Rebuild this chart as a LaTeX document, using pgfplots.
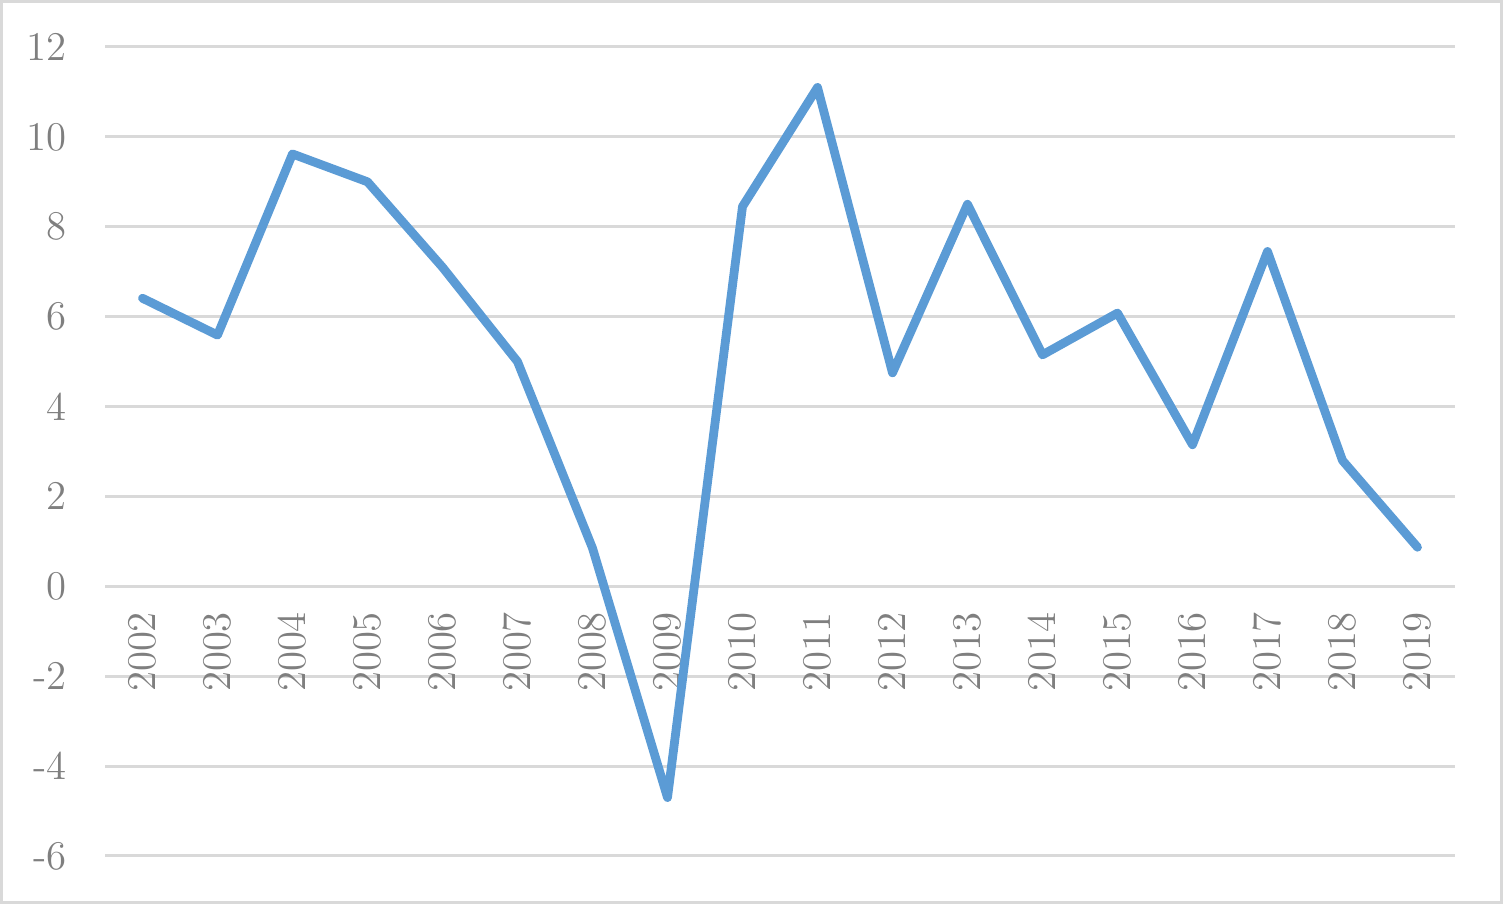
\documentclass[border=0pt]{standalone}
\usepackage{pgfplots}
\pgfplotsset{compat=1.18}
\definecolor{lineblue}{HTML}{5B9BD5}
\definecolor{gridgray}{HTML}{D9D9D9}
\definecolor{labelgray}{HTML}{7F7F7F}
\begin{document}
\begin{tikzpicture}
\begin{axis}[
  scale only axis,
  width=13.5cm, height=8.09cm,
  xmin=-0.5, xmax=17.5,
  ymin=-6, ymax=12,
  axis x line*=middle,
  axis y line*=left,
  axis line style={draw=none},
  tick style={draw=none},
  ymajorgrids,
  grid style={gridgray, line width=0.03cm},
  ytick={-6,-4,...,12},
  yticklabels={-6,-4,-2,0,2,4,6,8,10,12},
  xtick={0,...,17},
  xticklabels={2002,2003,2004,2005,2006,2007,2008,2009,2010,2011,2012,2013,2014,2015,2016,2017,2018,2019},
  ticklabel style={font=\fontsize{11.6}{13}\selectfont, text=labelgray},
  yticklabel style={anchor=east, xshift=-0.26cm},
  xticklabel style={rotate=90, anchor=east, inner sep=0pt, xshift=-0.25cm},
  clip=false,
]
\addplot[lineblue, line width=0.088cm, line join=round, line cap=round] coordinates {
  (0,6.41) (1,5.59) (2,9.62) (3,9.0) (4,7.1) (5,5.0) (6,0.85) (7,-4.7)
  (8,8.45) (9,11.1) (10,4.75) (11,8.5) (12,5.15) (13,6.08) (14,3.15)
  (15,7.45) (16,2.8) (17,0.87)
};
\end{axis}
\draw[gridgray, line width=0.03cm]
  ([shift={(-1.035cm,-0.465cm)}]current axis.south west) rectangle
  ([shift={(0.465cm,0.455cm)}]current axis.north east);
\end{tikzpicture}
\end{document}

※

▶ Goal of the exercise
Reproduce the whole listing above word for word, but not its pictures.

▶ Written response
Rebuild this chart as a LaTeX document, using pgfplots.
\documentclass[border=0pt]{standalone}
\usepackage{pgfplots}
\pgfplotsset{compat=1.18}
\definecolor{lineblue}{HTML}{5B9BD5}
\definecolor{gridgray}{HTML}{D9D9D9}
\definecolor{labelgray}{HTML}{7F7F7F}
\begin{document}
\begin{tikzpicture}
\begin{axis}[
  scale only axis,
  width=13.5cm, height=8.09cm,
  xmin=-0.5, xmax=17.5,
  ymin=-6, ymax=12,
  axis x line*=middle,
  axis y line*=left,
  axis line style={draw=none},
  tick style={draw=none},
  ymajorgrids,
  grid style={gridgray, line width=0.03cm},
  ytick={-6,-4,...,12},
  yticklabels={-6,-4,-2,0,2,4,6,8,10,12},
  xtick={0,...,17},
  xticklabels={2002,2003,2004,2005,2006,2007,2008,2009,2010,2011,2012,2013,2014,2015,2016,2017,2018,2019},
  ticklabel style={font=\fontsize{11.6}{13}\selectfont, text=labelgray},
  yticklabel style={anchor=east, xshift=-0.26cm},
  xticklabel style={rotate=90, anchor=east, inner sep=0pt, xshift=-0.25cm},
  clip=false,
]
\addplot[lineblue, line width=0.088cm, line join=round, line cap=round] coordinates {
  (0,6.41) (1,5.59) (2,9.62) (3,9.0) (4,7.1) (5,5.0) (6,0.85) (7,-4.7)
  (8,8.45) (9,11.1) (10,4.75) (11,8.5) (12,5.15) (13,6.08) (14,3.15)
  (15,7.45) (16,2.8) (17,0.87)
};
\end{axis}
\draw[gridgray, line width=0.03cm]
  ([shift={(-1.035cm,-0.465cm)}]current axis.south west) rectangle
  ([shift={(0.465cm,0.455cm)}]current axis.north east);
\end{tikzpicture}
\end{document}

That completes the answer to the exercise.